* **SHORT TASK**:
Go through the entries below and print each one exactly, leaving out pictures.
--- start DATA SHOWN ---
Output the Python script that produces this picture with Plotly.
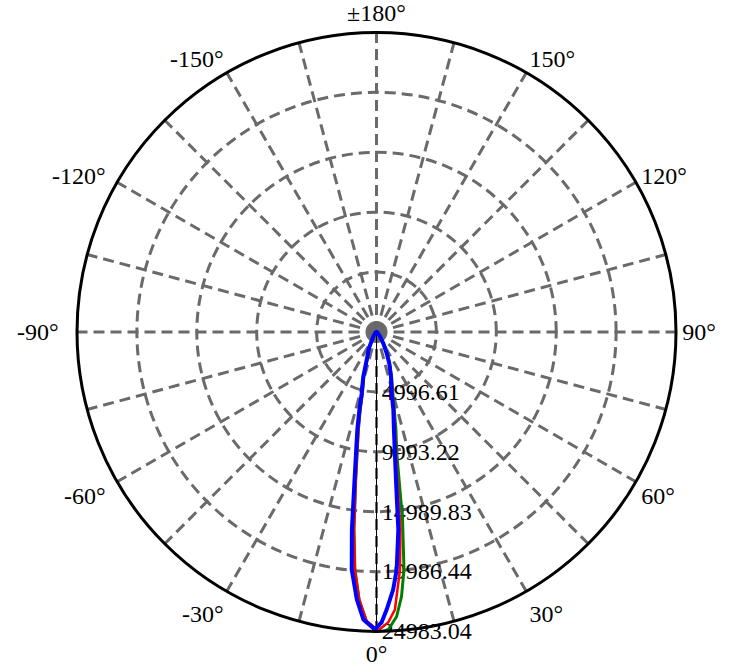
import plotly.graph_objects as go

# ---- data (angle in degrees, intensity in cd) ----
blue_theta = [-180, -150, -120, -90, -60, -40, -35, -28, -25, -19.3, -16.5, -13.6, -12.4, -11.1, -8.45, -7.1, -5.95, -4.2, -2.6, -0.3,
              1.0, 2.1, 3.7, 4.85, 6.3, 7.5, 10.1, 12.2, 13.9, 18, 22.2, 25.6, 31, 40, 60, 90, 120, 150, 180]
blue_r = [5, 5, 10, 15, 100, 330, 450, 900, 1500, 2470, 3880, 5250, 6650, 8320, 12460, 16610, 19930, 22380, 24010, 24820,
          24230, 23170, 21530, 19900, 16590, 12430, 8290, 6650, 5260, 3910, 2810, 1970, 1100, 400, 100, 15, 10, 5, 5]

red_theta = [-180, -150, -120, -90, -60, -40, -28, -25, -19, -16, -13, -11.8, -10.5, -8, -6.5, -5.2, -3.7, -2, 0.3,
             2.3, 3.8, 5.64, 6.9, 8.0, 10.6, 12.7, 14.4, 18.5, 22.7, 26, 31.5, 40, 60, 90, 120, 150, 180]
red_r = [5, 5, 10, 15, 100, 330, 850, 1400, 2400, 3850, 5200, 6650, 8300, 12450, 16600, 19900, 22370, 24100, 24900,
         24250, 23200, 19920, 16600, 12450, 8300, 6650, 5260, 3910, 2810, 1970, 1100, 400, 100, 15, 10, 5, 5]

green_theta = [-180, -150, -120, -90, -60, -40, -28, -25, -19, -16, -13, -11.8, -10.5, -8, -6.5, -5.2, -3.7, -2, 0, 1.2,
               2.3, 4.05, 5.4, 6.6, 7.9, 9.5, 11.25, 14, 18.5, 22.5, 26, 31.5, 40, 60, 90, 120, 150, 180]
green_r = [5, 5, 10, 15, 100, 330, 850, 1400, 2400, 3850, 5200, 6650, 8300, 12450, 16600, 19900, 22370, 24150, 24850, 24983,
           24830, 23790, 22170, 19950, 15810, 10220, 8320, 5830, 3950, 2850, 2000, 1100, 400, 100, 15, 10, 5, 5]

radial_ticks = [4996.61, 9993.22, 14989.83, 19986.44, 24983.04]
radial_labels = ["4996.61", "9993.22", "14989.83", "19986.44", "24983.04"]

angle_ticks = list(range(0, 360, 15))
angle_label_map = {0: "0°", 30: "30°", 60: "60°", 90: "90°", 120: "120°", 150: "150°", 180: "±180°",
                   210: "-150°", 240: "-120°\u00a0", 270: "-90°\u00a0\u00a0", 300: "-60°\u00a0", 330: "-30°"}
angle_labels = [angle_label_map.get(a, "") for a in angle_ticks]

FONT = "Liberation Serif"
GRID = "#6a6a6a"

fig = go.Figure()
fig.add_trace(go.Scatterpolar(r=green_r, theta=green_theta, mode="lines",
                              line=dict(color="#008000", width=3), showlegend=False))
fig.add_trace(go.Scatterpolar(r=red_r, theta=red_theta, mode="lines",
                              line=dict(color="#FF0000", width=2.5), showlegend=False))
fig.add_trace(go.Scatterpolar(r=blue_r, theta=blue_theta, mode="lines",
                              line=dict(color="#0000FF", width=4), showlegend=False))

fig.update_layout(
    width=733, height=667,
    margin=dict(l=76.5, r=56.5, t=32, b=35),
    paper_bgcolor="white",
    showlegend=False,
    polar=dict(
        bgcolor="white",
        domain=dict(x=[0, 1], y=[0, 1]),
        angularaxis=dict(
            rotation=-90, direction="counterclockwise",
            tickmode="array", tickvals=angle_ticks, ticktext=angle_labels,
            ticks="",
            showline=True, linecolor="black", linewidth=3,
            showgrid=True, gridcolor=GRID, gridwidth=3, griddash="11px,6px",
            tickfont=dict(family=FONT, size=24, color="black"),
        ),
        radialaxis=dict(
            range=[0, 24983.04], tickmode="array", tickvals=radial_ticks, ticktext=radial_labels,
            angle=-90, side="counterclockwise", tickangle=-90,
            ticks="", showline=True, linecolor="black", linewidth=1, griddash="11px,6px",
            showgrid=True, gridcolor=GRID, gridwidth=3, layer="below traces",
            tickfont=dict(family=FONT, size=24, color="black"),
        ),
    ),
)

fig.write_html("out.html", config={"displayModeBar": False},
               post_script="document.body.style.margin='0';document.body.style.padding='0';")
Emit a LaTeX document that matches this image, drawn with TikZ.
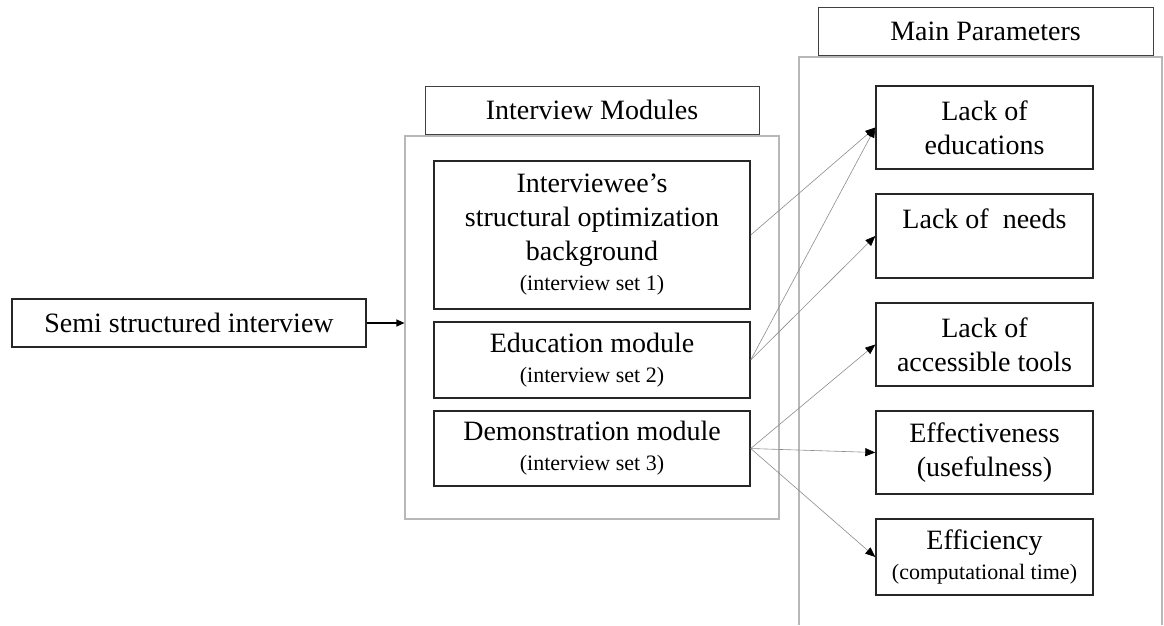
--- end DATA SHOWN ---
* **COMPLETED TASK**:
Output the Python script that produces this picture with Plotly.
import plotly.graph_objects as go

# ---- data (angle in degrees, intensity in cd) ----
blue_theta = [-180, -150, -120, -90, -60, -40, -35, -28, -25, -19.3, -16.5, -13.6, -12.4, -11.1, -8.45, -7.1, -5.95, -4.2, -2.6, -0.3,
              1.0, 2.1, 3.7, 4.85, 6.3, 7.5, 10.1, 12.2, 13.9, 18, 22.2, 25.6, 31, 40, 60, 90, 120, 150, 180]
blue_r = [5, 5, 10, 15, 100, 330, 450, 900, 1500, 2470, 3880, 5250, 6650, 8320, 12460, 16610, 19930, 22380, 24010, 24820,
          24230, 23170, 21530, 19900, 16590, 12430, 8290, 6650, 5260, 3910, 2810, 1970, 1100, 400, 100, 15, 10, 5, 5]

red_theta = [-180, -150, -120, -90, -60, -40, -28, -25, -19, -16, -13, -11.8, -10.5, -8, -6.5, -5.2, -3.7, -2, 0.3,
             2.3, 3.8, 5.64, 6.9, 8.0, 10.6, 12.7, 14.4, 18.5, 22.7, 26, 31.5, 40, 60, 90, 120, 150, 180]
red_r = [5, 5, 10, 15, 100, 330, 850, 1400, 2400, 3850, 5200, 6650, 8300, 12450, 16600, 19900, 22370, 24100, 24900,
         24250, 23200, 19920, 16600, 12450, 8300, 6650, 5260, 3910, 2810, 1970, 1100, 400, 100, 15, 10, 5, 5]

green_theta = [-180, -150, -120, -90, -60, -40, -28, -25, -19, -16, -13, -11.8, -10.5, -8, -6.5, -5.2, -3.7, -2, 0, 1.2,
               2.3, 4.05, 5.4, 6.6, 7.9, 9.5, 11.25, 14, 18.5, 22.5, 26, 31.5, 40, 60, 90, 120, 150, 180]
green_r = [5, 5, 10, 15, 100, 330, 850, 1400, 2400, 3850, 5200, 6650, 8300, 12450, 16600, 19900, 22370, 24150, 24850, 24983,
           24830, 23790, 22170, 19950, 15810, 10220, 8320, 5830, 3950, 2850, 2000, 1100, 400, 100, 15, 10, 5, 5]

radial_ticks = [4996.61, 9993.22, 14989.83, 19986.44, 24983.04]
radial_labels = ["4996.61", "9993.22", "14989.83", "19986.44", "24983.04"]

angle_ticks = list(range(0, 360, 15))
angle_label_map = {0: "0°", 30: "30°", 60: "60°", 90: "90°", 120: "120°", 150: "150°", 180: "±180°",
                   210: "-150°", 240: "-120°\u00a0", 270: "-90°\u00a0\u00a0", 300: "-60°\u00a0", 330: "-30°"}
angle_labels = [angle_label_map.get(a, "") for a in angle_ticks]

FONT = "Liberation Serif"
GRID = "#6a6a6a"

fig = go.Figure()
fig.add_trace(go.Scatterpolar(r=green_r, theta=green_theta, mode="lines",
                              line=dict(color="#008000", width=3), showlegend=False))
fig.add_trace(go.Scatterpolar(r=red_r, theta=red_theta, mode="lines",
                              line=dict(color="#FF0000", width=2.5), showlegend=False))
fig.add_trace(go.Scatterpolar(r=blue_r, theta=blue_theta, mode="lines",
                              line=dict(color="#0000FF", width=4), showlegend=False))

fig.update_layout(
    width=733, height=667,
    margin=dict(l=76.5, r=56.5, t=32, b=35),
    paper_bgcolor="white",
    showlegend=False,
    polar=dict(
        bgcolor="white",
        domain=dict(x=[0, 1], y=[0, 1]),
        angularaxis=dict(
            rotation=-90, direction="counterclockwise",
            tickmode="array", tickvals=angle_ticks, ticktext=angle_labels,
            ticks="",
            showline=True, linecolor="black", linewidth=3,
            showgrid=True, gridcolor=GRID, gridwidth=3, griddash="11px,6px",
            tickfont=dict(family=FONT, size=24, color="black"),
        ),
        radialaxis=dict(
            range=[0, 24983.04], tickmode="array", tickvals=radial_ticks, ticktext=radial_labels,
            angle=-90, side="counterclockwise", tickangle=-90,
            ticks="", showline=True, linecolor="black", linewidth=1, griddash="11px,6px",
            showgrid=True, gridcolor=GRID, gridwidth=3, layer="below traces",
            tickfont=dict(family=FONT, size=24, color="black"),
        ),
    ),
)

fig.write_html("out.html", config={"displayModeBar": False},
               post_script="document.body.style.margin='0';document.body.style.padding='0';")
Emit a LaTeX document that matches this image, drawn with TikZ.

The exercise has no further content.